D’Alema sta conducendo la sua battaglia per il ‘no’ assieme a Pier Luigi Bersani, Roberto Speranza, Gianni Cuperlo, le diverse anime delle minoranze democratiche. La lotta non solo è pro o contro le riforme strutturali del governo (istituzioni, lavoro, fisco, scuola, pubblica amministrazione), ma anche sull’identità di centro-sinistra del Pd. Le minoranze criticano una “deriva di centro” ma anche di “destra” del partito, Renzi vuole conquistare anche gli elettori delusi da Berlusconi e da Beppe Grillo per vincere le elezioni.
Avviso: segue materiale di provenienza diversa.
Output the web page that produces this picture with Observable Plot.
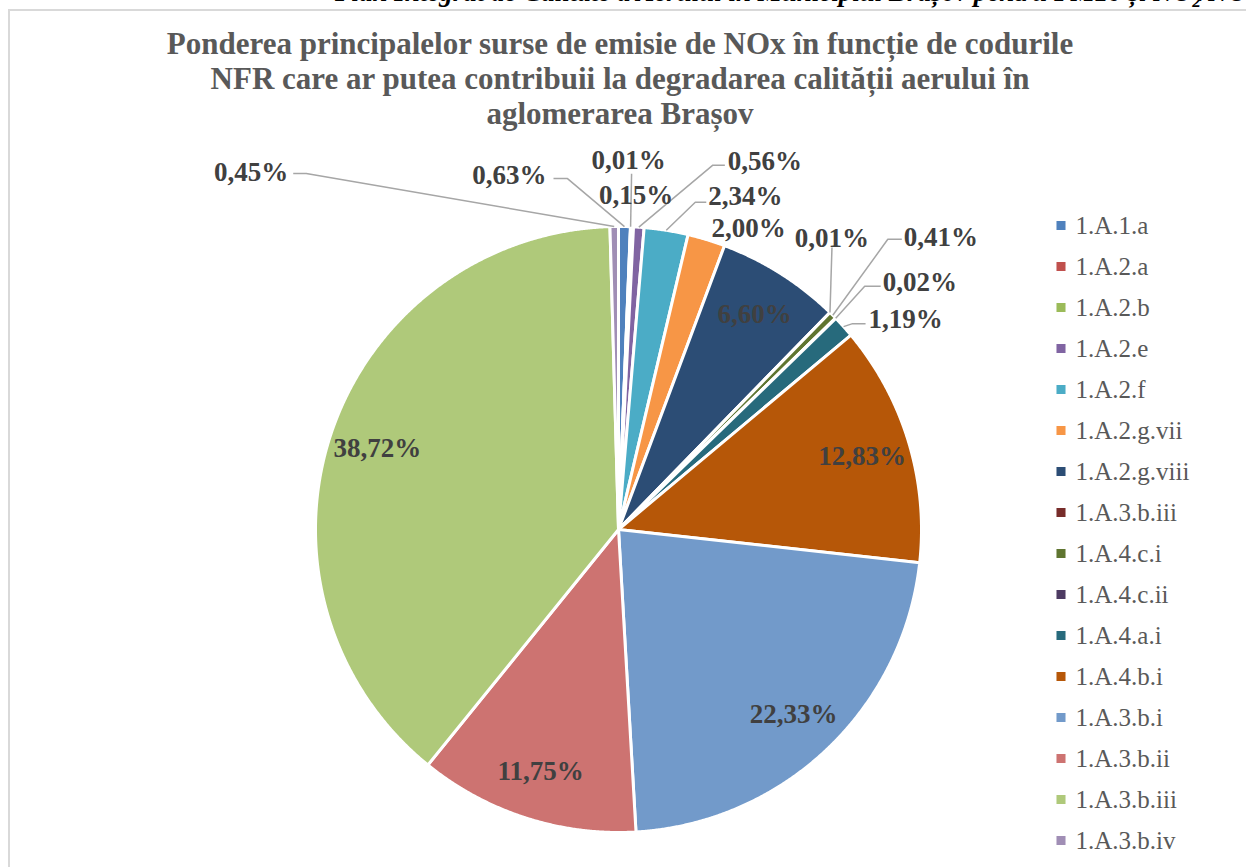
<!DOCTYPE html>
<html>
<head>
<meta charset="utf-8">
<script src="https://cdn.jsdelivr.net/npm/d3@7"></script>
<script src="https://cdn.jsdelivr.net/npm/@observablehq/plot@0.6"></script>
<style>
  body { margin: 0; background: #fff; }
  #page { position: relative; width: 1246px; height: 867px; overflow: hidden; background: #fff; }
  #header { position: absolute; left: 335px; top: -23px; white-space: nowrap; font: italic bold 27px "Liberation Serif", serif; color: #000; }
  #frame { position: absolute; left: 8px; top: 9px; width: 1400px; height: 1000px; border: 2px solid #d9d9d9; }
  #pie { position: absolute; left: 0; top: 0; }
  #legend { position: absolute; left: 1040px; top: 0; }
  #title { position: absolute; left: 0; top: 26px; width: 1240px; text-align: center; font: bold 31px/35px "Liberation Serif", serif; color: #595959; }
</style>
</head>
<body>
<div id="page">
  <div id="header">Plan Integrat de Calitate a Aerului în Municipiul Brașov pentru PM10 și NO<sub style="font-size:17px">2</sub>/NO<sub style="font-size:17px">x</sub></div>
  <div id="frame"></div>
  <div id="pie"></div>
  <div id="legend"></div>
  <div id="title">Ponderea principalelor surse de emisie de NOx în funcție de codurile<br>NFR care ar putea contribuii la degradarea calității aerului în<br>aglomerarea Brașov</div>
</div>
<script>
// ---- data ----
const codes = ["1.A.1.a","1.A.2.a","1.A.2.b","1.A.2.e","1.A.2.f","1.A.2.g.vii","1.A.2.g.viii","1.A.3.b.iii","1.A.4.c.i","1.A.4.c.ii","1.A.4.a.i","1.A.4.b.i","1.A.3.b.i","1.A.3.b.ii","1.A.3.b.iii","1.A.3.b.iv"];
const shares = [0.63, 0.01, 0.15, 0.56, 2.34, 2.00, 6.60, 0.01, 0.41, 0.02, 1.19, 12.83, 22.33, 11.75, 38.72, 0.45];
const colors = ["#4F81BD","#C0504D","#9BBB59","#8064A2","#4BACC6","#F79646","#2C4D75","#772C2A","#5F7530","#4D3B62","#276A7C","#B65708","#729ACA","#CD7371","#AFC97A","#A08EB5"];
const insideLabels = [6, 11, 12, 13, 14];

// ---- layout ----
const R = 303, CX = 618, CY = 529;
const fmt = v => v.toFixed(2).replace(".", ",") + "%";
// callout offsets (pixels) from the slice's outer edge at its mid-angle
const callouts = [
  {i: 15, at: [-326, -54], anchor: "end",    leader: [[-308, -53], [-321, -53]]},
  {i: 0,  at: [-78, -51],  anchor: "end",    leader: [[-57, -48], [-71, -48]]},
  {i: 1,  at: [-2, -66],   anchor: "middle", leader: [[1, -53]]},
  {i: 2,  at: [4, -31],    anchor: "middle", leader: null},
  {i: 3,  at: [89, -66],   anchor: "start",  leader: [[74, -62], [86, -62]]},
  {i: 4,  at: [42, -34],   anchor: "start",  leader: [[29, -28], [40, -28]]},
  {i: 5,  at: [42, -11],   anchor: "middle", leader: null},
  {i: 7,  at: [2, -74],    anchor: "middle", leader: [[2, -65]]},
  {i: 8,  at: [71, -78],   anchor: "start",  leader: [[55, -76], [69, -76]]},
  {i: 9,  at: [47, -36],   anchor: "start",  leader: [[29, -32], [45, -32]]},
  {i: 10, at: [25, -7],    anchor: "start",  leader: [[9, -3], [22, -3]]}
];

const total = d3.sum(shares);
let acc = 0;
const slices = shares.map((v, i) => {
  const a0 = acc / total * 2 * Math.PI; acc += v;
  const a1 = acc / total * 2 * Math.PI;
  return {i, v, a0, a1, mid: (a0 + a1) / 2};
});
const piePts = slices.flatMap(s => {
  const n = Math.max(2, Math.ceil((s.a1 - s.a0) / 0.004));
  const pts = [{i: s.i, x: 0, y: 0}];
  for (let k = 0; k <= n; k++) {
    const a = s.a0 + (s.a1 - s.a0) * k / n;
    pts.push({i: s.i, x: Math.sin(a), y: -Math.cos(a)});
  }
  return pts;
});
const edge = i => [Math.sin(slices[i].mid), -Math.cos(slices[i].mid)];

const inside = insideLabels.map(i => ({
  x: 0.84 * Math.sin(slices[i].mid), y: -0.84 * Math.cos(slices[i].mid), text: fmt(shares[i])
}));
const outside = callouts.map(c => {
  const [ex, ey] = edge(c.i);
  return {x: ex + c.at[0] / R, y: ey + c.at[1] / R, text: fmt(shares[c.i]), anchor: c.anchor};
});
const leaders = callouts.filter(c => c.leader).flatMap(c => {
  const [ex, ey] = edge(c.i);
  return [{i: c.i, x: ex, y: ey}, ...c.leader.map(([dx, dy]) => ({i: c.i, x: ex + dx / R, y: ey + dy / R}))];
});

const labelFont = {fontSize: 27, fontWeight: "bold", fontFamily: "Liberation Serif, serif", fill: "#404040"};

const pie = Plot.plot({
  width: 1040, height: 867,
  marginTop: 0, marginRight: 0, marginBottom: 0, marginLeft: 0,
  style: {background: "none", overflow: "visible"},
  x: {domain: [-1, 1], range: [CX - R, CX + R], axis: null},
  y: {domain: [-1, 1], range: [CY - R, CY + R], axis: null},
  color: {type: "identity"},
  marks: [
    Plot.line(piePts, {x: "x", y: "y", z: "i", fill: d => colors[d.i], stroke: "white", strokeWidth: 3, strokeLinejoin: "round", curve: "linear-closed"}),
    Plot.line(leaders, {x: "x", y: "y", z: "i", stroke: "#a6a6a6", strokeWidth: 1.5, strokeLinejoin: "miter", strokeLinecap: "butt"}),
    Plot.text(inside, {x: "x", y: "y", text: "text", ...labelFont}),
    ...["start", "middle", "end"].map(a =>
      Plot.text(outside.filter(d => d.anchor === a), {x: "x", y: "y", text: "text", textAnchor: a, ...labelFont}))
  ]
});
document.getElementById("pie").appendChild(pie);

const idx = d3.range(codes.length);
const legend = Plot.plot({
  width: 206, height: 867,
  marginTop: 0, marginRight: 0, marginBottom: 0, marginLeft: 0,
  style: {background: "none", overflow: "visible"},
  y: {type: "point", domain: idx, range: [225, 840], padding: 0, axis: null},
  color: {type: "identity"},
  marks: [
    Plot.dot(idx, {y: d => d, frameAnchor: "left", dx: 20.5, symbol: "square", r: 5.1, fill: d => colors[d], stroke: null}),
    Plot.text(idx, {y: d => d, frameAnchor: "left", dx: 35, textAnchor: "start", text: d => codes[d], fontSize: 25, fontFamily: "Liberation Serif, serif", fill: "#595959"})
  ]
});
document.getElementById("legend").appendChild(legend);
</script>
</body>
</html>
Si parla già dei possibili candidati alla segreteria in alternativa a Renzi. Lo scorso febbraio ha annunciato la sua intenzione di correre per la segreteria Enrico Rossi, presidente della regione Toscana. Tuttavia sotto traccia girano anche altri nomi: l’ex presidente del Consiglio Enrico Letta, il presidente della regione Lazio Nicola Zingaretti, l’ex capogruppo alla Camera Roberto Speranza, il commissario straordinario del governo per la ricostruzione delle zone terremotate del centro Italia Vasco Errani, il presidente della regione Puglia Michele Emiliano. Per ora l’unica candidatura ufficializzata, lanciata con grande anticipo, è quella di Enrico Rossi.